**Dataset extract:**
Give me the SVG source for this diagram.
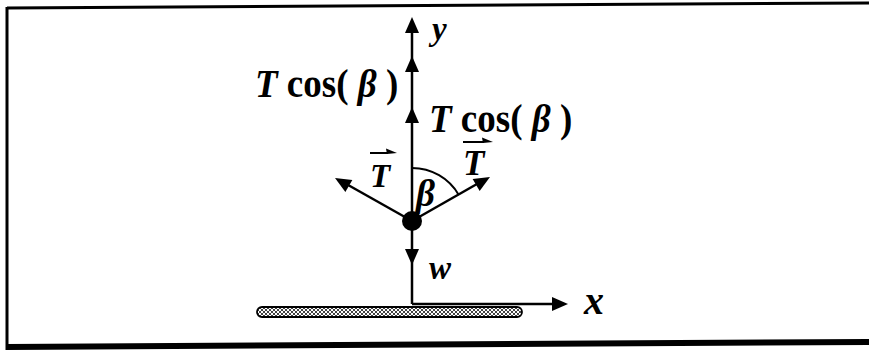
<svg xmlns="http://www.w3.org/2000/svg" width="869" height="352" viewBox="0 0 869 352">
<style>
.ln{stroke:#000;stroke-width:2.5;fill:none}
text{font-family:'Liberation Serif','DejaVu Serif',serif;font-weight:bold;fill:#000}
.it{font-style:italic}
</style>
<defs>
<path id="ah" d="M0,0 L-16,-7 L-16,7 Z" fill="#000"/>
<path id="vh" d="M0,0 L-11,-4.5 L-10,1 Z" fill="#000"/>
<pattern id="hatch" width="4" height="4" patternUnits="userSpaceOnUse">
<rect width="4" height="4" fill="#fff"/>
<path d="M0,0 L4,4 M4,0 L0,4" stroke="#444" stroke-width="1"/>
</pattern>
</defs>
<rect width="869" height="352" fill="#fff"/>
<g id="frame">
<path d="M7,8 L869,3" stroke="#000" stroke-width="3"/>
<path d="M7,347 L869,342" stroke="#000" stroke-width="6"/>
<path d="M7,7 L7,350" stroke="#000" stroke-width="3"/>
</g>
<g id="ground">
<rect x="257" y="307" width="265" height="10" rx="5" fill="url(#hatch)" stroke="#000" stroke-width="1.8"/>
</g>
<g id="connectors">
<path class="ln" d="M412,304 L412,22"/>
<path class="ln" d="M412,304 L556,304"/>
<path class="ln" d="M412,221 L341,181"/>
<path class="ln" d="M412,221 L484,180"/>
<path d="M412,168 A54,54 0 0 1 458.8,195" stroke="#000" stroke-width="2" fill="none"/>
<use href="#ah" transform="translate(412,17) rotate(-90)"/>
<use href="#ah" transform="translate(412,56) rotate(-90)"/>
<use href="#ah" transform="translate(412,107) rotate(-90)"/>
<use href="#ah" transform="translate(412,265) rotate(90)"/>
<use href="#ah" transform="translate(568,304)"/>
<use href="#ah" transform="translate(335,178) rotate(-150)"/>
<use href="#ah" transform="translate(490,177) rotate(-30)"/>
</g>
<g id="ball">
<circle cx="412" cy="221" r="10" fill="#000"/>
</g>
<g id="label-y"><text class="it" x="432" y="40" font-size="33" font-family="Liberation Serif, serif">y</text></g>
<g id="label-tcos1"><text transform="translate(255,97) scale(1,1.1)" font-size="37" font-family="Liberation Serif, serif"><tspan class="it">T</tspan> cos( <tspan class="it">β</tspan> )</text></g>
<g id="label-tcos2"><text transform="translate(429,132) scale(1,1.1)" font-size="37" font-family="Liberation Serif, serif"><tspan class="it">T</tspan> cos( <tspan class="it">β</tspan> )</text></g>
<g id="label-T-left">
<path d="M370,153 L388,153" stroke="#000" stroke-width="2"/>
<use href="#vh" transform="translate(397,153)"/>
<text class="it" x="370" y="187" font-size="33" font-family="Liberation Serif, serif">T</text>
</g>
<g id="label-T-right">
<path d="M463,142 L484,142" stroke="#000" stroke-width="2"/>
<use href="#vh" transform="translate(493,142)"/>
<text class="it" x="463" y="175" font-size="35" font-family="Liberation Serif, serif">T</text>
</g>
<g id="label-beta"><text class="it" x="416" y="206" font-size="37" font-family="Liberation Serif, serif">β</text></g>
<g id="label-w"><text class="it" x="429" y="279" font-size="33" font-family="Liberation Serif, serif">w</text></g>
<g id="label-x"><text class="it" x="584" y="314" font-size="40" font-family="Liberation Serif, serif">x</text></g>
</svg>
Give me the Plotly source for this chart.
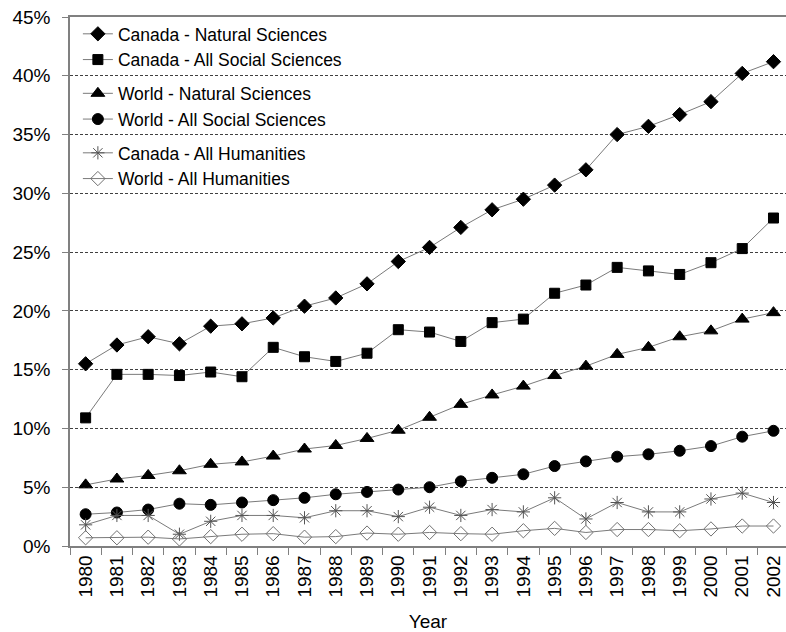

**Work required:**
Find the lines holding "source" and list every one.

**Response for this exercise:**
Give me the SVG source for this diagram.
Give me the Plotly source for this chart.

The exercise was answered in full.